--- begin ---

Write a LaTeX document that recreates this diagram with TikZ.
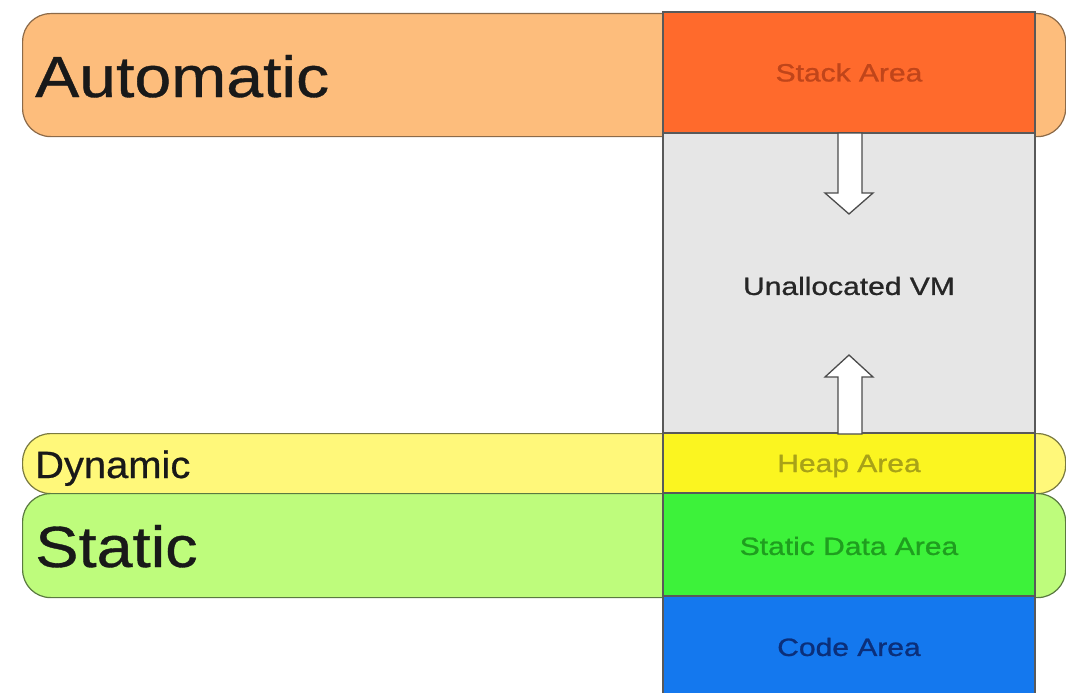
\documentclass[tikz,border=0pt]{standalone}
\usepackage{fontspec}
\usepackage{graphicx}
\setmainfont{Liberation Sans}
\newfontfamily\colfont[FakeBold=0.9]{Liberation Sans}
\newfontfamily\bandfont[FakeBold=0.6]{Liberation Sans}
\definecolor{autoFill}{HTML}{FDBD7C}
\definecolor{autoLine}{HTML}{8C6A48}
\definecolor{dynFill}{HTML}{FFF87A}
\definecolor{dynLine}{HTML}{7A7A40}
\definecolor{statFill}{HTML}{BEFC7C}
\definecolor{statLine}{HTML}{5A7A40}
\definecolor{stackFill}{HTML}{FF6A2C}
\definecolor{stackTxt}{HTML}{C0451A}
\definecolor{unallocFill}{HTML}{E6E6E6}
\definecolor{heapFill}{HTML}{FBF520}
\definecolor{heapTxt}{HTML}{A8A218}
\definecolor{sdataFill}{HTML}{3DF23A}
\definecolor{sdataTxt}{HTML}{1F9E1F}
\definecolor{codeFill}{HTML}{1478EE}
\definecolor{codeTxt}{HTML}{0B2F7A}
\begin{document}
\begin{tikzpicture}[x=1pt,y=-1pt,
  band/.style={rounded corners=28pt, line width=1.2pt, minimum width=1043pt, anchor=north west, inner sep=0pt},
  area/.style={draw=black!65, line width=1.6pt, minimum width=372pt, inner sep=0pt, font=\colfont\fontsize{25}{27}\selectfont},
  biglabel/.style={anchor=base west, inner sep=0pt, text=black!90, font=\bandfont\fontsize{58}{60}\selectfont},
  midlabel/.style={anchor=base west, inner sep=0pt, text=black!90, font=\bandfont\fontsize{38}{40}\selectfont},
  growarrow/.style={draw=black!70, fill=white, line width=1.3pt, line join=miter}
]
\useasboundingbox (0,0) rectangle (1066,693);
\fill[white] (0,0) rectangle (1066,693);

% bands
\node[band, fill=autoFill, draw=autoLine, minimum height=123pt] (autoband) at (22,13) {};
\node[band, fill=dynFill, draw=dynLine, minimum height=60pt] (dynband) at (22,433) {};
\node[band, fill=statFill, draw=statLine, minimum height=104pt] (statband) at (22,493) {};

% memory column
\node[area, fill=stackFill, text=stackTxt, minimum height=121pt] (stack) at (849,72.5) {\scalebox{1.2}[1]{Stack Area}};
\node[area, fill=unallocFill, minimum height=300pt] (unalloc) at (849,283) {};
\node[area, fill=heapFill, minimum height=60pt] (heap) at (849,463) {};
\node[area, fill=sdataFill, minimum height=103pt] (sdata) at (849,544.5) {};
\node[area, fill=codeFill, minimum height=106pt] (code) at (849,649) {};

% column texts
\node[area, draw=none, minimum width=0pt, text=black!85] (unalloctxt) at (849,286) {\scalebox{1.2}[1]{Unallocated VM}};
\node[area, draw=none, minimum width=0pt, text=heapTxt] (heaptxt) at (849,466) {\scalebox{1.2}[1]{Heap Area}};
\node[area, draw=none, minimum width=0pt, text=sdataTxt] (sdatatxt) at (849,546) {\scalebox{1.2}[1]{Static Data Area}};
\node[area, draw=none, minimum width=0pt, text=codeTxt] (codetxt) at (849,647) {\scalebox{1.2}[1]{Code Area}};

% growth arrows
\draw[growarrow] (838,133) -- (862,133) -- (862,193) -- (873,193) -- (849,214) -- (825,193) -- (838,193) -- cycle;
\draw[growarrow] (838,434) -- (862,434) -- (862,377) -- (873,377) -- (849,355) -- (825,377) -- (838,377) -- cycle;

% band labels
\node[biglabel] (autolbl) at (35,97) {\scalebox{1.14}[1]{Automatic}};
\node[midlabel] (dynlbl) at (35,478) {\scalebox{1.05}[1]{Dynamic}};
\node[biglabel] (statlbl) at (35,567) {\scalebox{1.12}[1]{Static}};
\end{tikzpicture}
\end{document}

--- end ---

#### SHORT PROBLEM
Give back every line exactly as it stands, pictures excluded.

#### EXERCISE SOLUTION
Write a LaTeX document that recreates this diagram with TikZ.
\documentclass[tikz,border=0pt]{standalone}
\usepackage{fontspec}
\usepackage{graphicx}
\setmainfont{Liberation Sans}
\newfontfamily\colfont[FakeBold=0.9]{Liberation Sans}
\newfontfamily\bandfont[FakeBold=0.6]{Liberation Sans}
\definecolor{autoFill}{HTML}{FDBD7C}
\definecolor{autoLine}{HTML}{8C6A48}
\definecolor{dynFill}{HTML}{FFF87A}
\definecolor{dynLine}{HTML}{7A7A40}
\definecolor{statFill}{HTML}{BEFC7C}
\definecolor{statLine}{HTML}{5A7A40}
\definecolor{stackFill}{HTML}{FF6A2C}
\definecolor{stackTxt}{HTML}{C0451A}
\definecolor{unallocFill}{HTML}{E6E6E6}
\definecolor{heapFill}{HTML}{FBF520}
\definecolor{heapTxt}{HTML}{A8A218}
\definecolor{sdataFill}{HTML}{3DF23A}
\definecolor{sdataTxt}{HTML}{1F9E1F}
\definecolor{codeFill}{HTML}{1478EE}
\definecolor{codeTxt}{HTML}{0B2F7A}
\begin{document}
\begin{tikzpicture}[x=1pt,y=-1pt,
  band/.style={rounded corners=28pt, line width=1.2pt, minimum width=1043pt, anchor=north west, inner sep=0pt},
  area/.style={draw=black!65, line width=1.6pt, minimum width=372pt, inner sep=0pt, font=\colfont\fontsize{25}{27}\selectfont},
  biglabel/.style={anchor=base west, inner sep=0pt, text=black!90, font=\bandfont\fontsize{58}{60}\selectfont},
  midlabel/.style={anchor=base west, inner sep=0pt, text=black!90, font=\bandfont\fontsize{38}{40}\selectfont},
  growarrow/.style={draw=black!70, fill=white, line width=1.3pt, line join=miter}
]
\useasboundingbox (0,0) rectangle (1066,693);
\fill[white] (0,0) rectangle (1066,693);

% bands
\node[band, fill=autoFill, draw=autoLine, minimum height=123pt] (autoband) at (22,13) {};
\node[band, fill=dynFill, draw=dynLine, minimum height=60pt] (dynband) at (22,433) {};
\node[band, fill=statFill, draw=statLine, minimum height=104pt] (statband) at (22,493) {};

% memory column
\node[area, fill=stackFill, text=stackTxt, minimum height=121pt] (stack) at (849,72.5) {\scalebox{1.2}[1]{Stack Area}};
\node[area, fill=unallocFill, minimum height=300pt] (unalloc) at (849,283) {};
\node[area, fill=heapFill, minimum height=60pt] (heap) at (849,463) {};
\node[area, fill=sdataFill, minimum height=103pt] (sdata) at (849,544.5) {};
\node[area, fill=codeFill, minimum height=106pt] (code) at (849,649) {};

% column texts
\node[area, draw=none, minimum width=0pt, text=black!85] (unalloctxt) at (849,286) {\scalebox{1.2}[1]{Unallocated VM}};
\node[area, draw=none, minimum width=0pt, text=heapTxt] (heaptxt) at (849,466) {\scalebox{1.2}[1]{Heap Area}};
\node[area, draw=none, minimum width=0pt, text=sdataTxt] (sdatatxt) at (849,546) {\scalebox{1.2}[1]{Static Data Area}};
\node[area, draw=none, minimum width=0pt, text=codeTxt] (codetxt) at (849,647) {\scalebox{1.2}[1]{Code Area}};

% growth arrows
\draw[growarrow] (838,133) -- (862,133) -- (862,193) -- (873,193) -- (849,214) -- (825,193) -- (838,193) -- cycle;
\draw[growarrow] (838,434) -- (862,434) -- (862,377) -- (873,377) -- (849,355) -- (825,377) -- (838,377) -- cycle;

% band labels
\node[biglabel] (autolbl) at (35,97) {\scalebox{1.14}[1]{Automatic}};
\node[midlabel] (dynlbl) at (35,478) {\scalebox{1.05}[1]{Dynamic}};
\node[biglabel] (statlbl) at (35,567) {\scalebox{1.12}[1]{Static}};
\end{tikzpicture}
\end{document}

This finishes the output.